Profitable enterprises were sold to Western investors – or former Stalinist bureaucrats simply took them over. The rest were left to collapse. One group of economists described the next few years in Eastern Europe as “a great depression … virtually without historic precedent”.

Solidarnosc in Poland presided over food price rises of up to 600 percent while it froze wages. In 1991, East German industrial output halved. One year after the wall fell, a notice on the door of a Leipzig church read “with 2,000,000 unemployed we see little cause for celebrating”.

In the Caucasus, GDP per capita halved in two years. Life expectancy fell in many areas. In 1995 male life expectancy in Russia was 58 years. Romania’s population declined by 12 percent as those who could escaped. It remains the EU’s second poorest state. Inequality has grown steadily in most of the old bloc. In 1990 the highest paid in Russia earned four times the average; today they earn a minimum of 17 times more.

For decades, the West had called for the iron curtain to be torn down. Now they set about ensuring it remained intact – under new terms that whipped up anti-immigrant fear and loathing. The Council of Europe reported that “Western countries [are] disturbed – in some cases terrified – by the prospect of migration from … the former Eastern Bloc.” Italian and Austrian troops were mobilised to counter the “threat” from Roma, perceived as the most dangerous.
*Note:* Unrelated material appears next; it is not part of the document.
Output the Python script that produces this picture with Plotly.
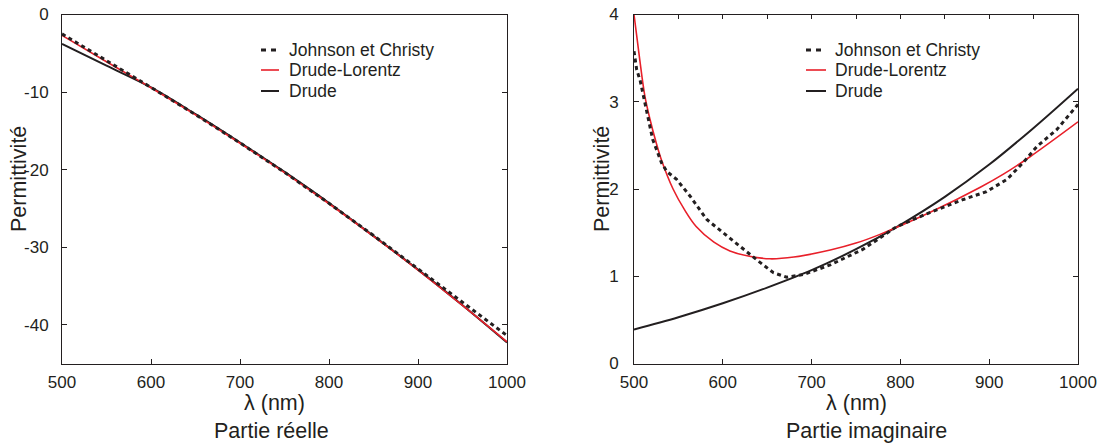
import plotly.graph_objects as go

# ---------------- data ----------------
# Real part (left panel)
lam_model_re = [500, 550, 600, 650, 700, 750, 800, 850, 900, 950, 1000]
drude_re = [-3.8, -6.6, -9.4, -12.85, -16.5, -20.3, -24.3, -28.55, -32.9, -37.5, -42.3]
dl_re = [-2.7, -6.1, -9.45, -12.95, -16.6, -20.4, -24.4, -28.6, -32.95, -37.5, -42.2]

lam_jc_re = [500, 525, 550, 575, 600, 650, 700, 750, 800, 850, 900, 925, 950, 970, 987, 1000]
jc_re = [-2.5, -4.2, -5.9, -7.7, -9.4, -12.9, -16.55, -20.35, -24.35, -28.5, -32.8, -35.0,
         -37.2, -38.9, -40.4, -41.4]

# Imaginary part (right panel)
lam_drude_im = [500, 550, 600, 650, 700, 750, 800, 850, 900, 950, 1000]
drude_im = [0.39, 0.53, 0.69, 0.87, 1.07, 1.31, 1.59, 1.91, 2.28, 2.70, 3.15]

lam_dl_im = [500, 506, 512, 518, 525, 531, 544, 557, 570, 590, 608, 630, 653, 680, 721,
             750, 777, 833, 890, 916, 946, 1000]
dl_im = [4.0, 3.52, 3.08, 2.80, 2.53, 2.33, 2.0, 1.76, 1.57, 1.39, 1.29, 1.23, 1.20, 1.22,
         1.30, 1.38, 1.48, 1.73, 2.02, 2.17, 2.37, 2.77]

lam_jc_im = [500, 503, 507, 512, 521, 531, 537, 548, 563, 582, 600, 619, 638, 657, 672,
             691, 713, 721, 758, 796, 833, 871, 897, 920, 938, 954, 976, 1000]
jc_im = [3.58, 3.37, 3.24, 3.0, 2.57, 2.30, 2.20, 2.11, 1.92, 1.65, 1.50, 1.34, 1.19, 1.04,
         0.99, 1.02, 1.10, 1.13, 1.31, 1.57, 1.73, 1.88, 1.97, 2.11, 2.30, 2.49, 2.68, 2.97]

x_ticks = [500, 600, 700, 800, 900, 1000]
y_ticks_re = [0, -10, -20, -30, -40]
y_ticks_im = [0, 1, 2, 3, 4]

series_names = ["Johnson et Christy", "Drude-Lorentz", "Drude"]
panel_titles = ["Partie réelle", "Partie imaginaire"]
x_title = "λ (nm)"
y_title = "Permittivité"

# ---------------- style ----------------
BLACK = "#231F20"
RED = "#E8202A"
FONT = "Liberation Sans, Arial, Helvetica, sans-serif"
W, H = 1101, 445

def px_x(p):
    return p / W

def px_y(p):
    return 1 - p / H

dom_left = [px_x(62), px_x(507)]
dom_right = [px_x(634), px_x(1078)]
dom_y = [px_y(363.5), px_y(14.5)]

fig = go.Figure()

jc_line = dict(color=BLACK, width=3, dash="4px,3.5px")
dl_line = dict(color=RED, width=1.6, shape="spline", smoothing=1.0)
dr_line = dict(color=BLACK, width=2, shape="spline", smoothing=1.0)

# Left panel
fig.add_trace(go.Scatter(x=lam_model_re, y=drude_re, mode="lines", line=dr_line,
                         name=series_names[2], xaxis="x", yaxis="y", showlegend=False))
fig.add_trace(go.Scatter(x=lam_model_re, y=dl_re, mode="lines", line=dl_line,
                         name=series_names[1], xaxis="x", yaxis="y", showlegend=False))
fig.add_trace(go.Scatter(x=lam_jc_re, y=jc_re, mode="lines", line=jc_line,
                         name=series_names[0], xaxis="x", yaxis="y", showlegend=False))

# Right panel
fig.add_trace(go.Scatter(x=lam_drude_im, y=drude_im, mode="lines", line=dr_line,
                         name=series_names[2], xaxis="x2", yaxis="y2", showlegend=False))
fig.add_trace(go.Scatter(x=lam_dl_im, y=dl_im, mode="lines", line=dl_line,
                         name=series_names[1], xaxis="x2", yaxis="y2", showlegend=False))
fig.add_trace(go.Scatter(x=lam_jc_im, y=jc_im, mode="lines", line=jc_line,
                         name=series_names[0], xaxis="x2", yaxis="y2", showlegend=False))

axis_common = dict(
    showgrid=False, zeroline=False, showline=True, linecolor=BLACK, linewidth=1,
    ticks="inside", ticklen=5, tickcolor=BLACK, tickwidth=1, automargin=False,
    tickfont=dict(family=FONT, size=17, color=BLACK),
)

fig.update_layout(
    template="none",
    width=W, height=H,
    margin=dict(l=0, r=0, t=0, b=0),
    paper_bgcolor="white", plot_bgcolor="white",
    font=dict(family=FONT, color=BLACK),
    xaxis=dict(domain=dom_left, range=[500, 1000], tickvals=x_ticks,
               ticktext=[str(v) for v in x_ticks], anchor="y",
               mirror=True, ticklabelstandoff=3, **axis_common),
    yaxis=dict(domain=dom_y, range=[-45, 0], tickvals=y_ticks_re,
               ticktext=[str(v) for v in y_ticks_re], anchor="x",
               mirror="ticks", ticklabelstandoff=9, **axis_common),
    xaxis2=dict(domain=dom_right, range=[500, 1000], tickvals=x_ticks,
                ticktext=[str(v) for v in x_ticks], anchor="y2",
                mirror=True, ticklabelstandoff=3, **axis_common),
    yaxis2=dict(domain=dom_y, range=[0, 4], tickvals=y_ticks_im,
                ticktext=[str(v) for v in y_ticks_im], anchor="x2",
                mirror="ticks", ticklabelstandoff=11, **axis_common),
    xaxis3=dict(overlaying="x2", side="top", range=[500, 1000], dtick=50, tick0=500,
                anchor="y2", showgrid=False, zeroline=False, showline=False,
                automargin=False,
                ticks="inside", ticklen=4, tickcolor=BLACK, showticklabels=False),
)

# Invisible trace to activate the top tick axis of the right panel
fig.add_trace(go.Scatter(x=[500, 1000], y=[None, None], xaxis="x3", yaxis="y2",
                         mode="lines", showlegend=False, hoverinfo="skip"))

ann = []
shapes = []
# axis titles & panel titles
for cx, title in [(271, panel_titles[0]), (866, panel_titles[1])]:
    ann.append(dict(x=px_x(cx), y=px_y(431), xref="paper", yref="paper", text=title,
                    showarrow=False, font=dict(family=FONT, size=21.5, color=BLACK),
                    xanchor="center", yanchor="middle"))
for cx in [274, 856]:
    ann.append(dict(x=px_x(cx), y=px_y(403), xref="paper", yref="paper", text=x_title,
                    showarrow=False, font=dict(family=FONT, size=21.5, color=BLACK),
                    xanchor="center", yanchor="middle"))
for cx in [19, 602]:
    ann.append(dict(x=px_x(cx), y=px_y(179), xref="paper", yref="paper", text=y_title,
                    showarrow=False, textangle=-90,
                    font=dict(family=FONT, size=21.5, color=BLACK),
                    xanchor="center", yanchor="middle"))

# manual legends
legend_styles = [
    dict(color=BLACK, width=3, dash="5px,5px"),
    dict(color=RED, width=1.6),
    dict(color=BLACK, width=2),
]
for x0, x1, xt in [(261, 279, 287), (806, 826, 833)]:
    for i, (nm, st) in enumerate(zip(series_names, legend_styles)):
        yy = [50, 70, 91][i]
        shapes.append(dict(type="line", xref="paper", yref="paper",
                           x0=px_x(x0), x1=px_x(x1), y0=px_y(yy), y1=px_y(yy), line=st))
        ann.append(dict(x=px_x(xt), y=px_y(yy), xref="paper", yref="paper", text=nm,
                        showarrow=False, font=dict(family=FONT, size=17.5, color=BLACK),
                        xanchor="left", yanchor="middle"))

fig.update_layout(annotations=ann, shapes=shapes)

fig.write_html(
    "out.html",
    config={"displayModeBar": False},
    post_script="document.body.style.margin='0';document.body.style.overflow='hidden';",
)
So the freedom that was promised – if only those overthrowing the Stalinist order embraced the market – turned into a nightmare.

Rabid racism abounds across Europe today. Ethnic cleansing in the Balkans and the bombing of Serbia by NATO in the late 1990s, catastrophic cuts in living standards across most of the former Eastern bloc, repressive rule in many states have all led to profound alienation. Fascists are some of the best organised in Hungary.

The fall of the Berlin Wall symbolises the core of the Marxist argument: that masses of workers, the poor and students can and will challenge class rule. Their uprisings are moments of joy, inspiration and hope. The masses of the Stalinist bloc proved it was not communism, but also that the free market cannot serve the interests of humanity.

Those who struggled to bring Stalinism to its knees should be honoured for illuminating these historic truths.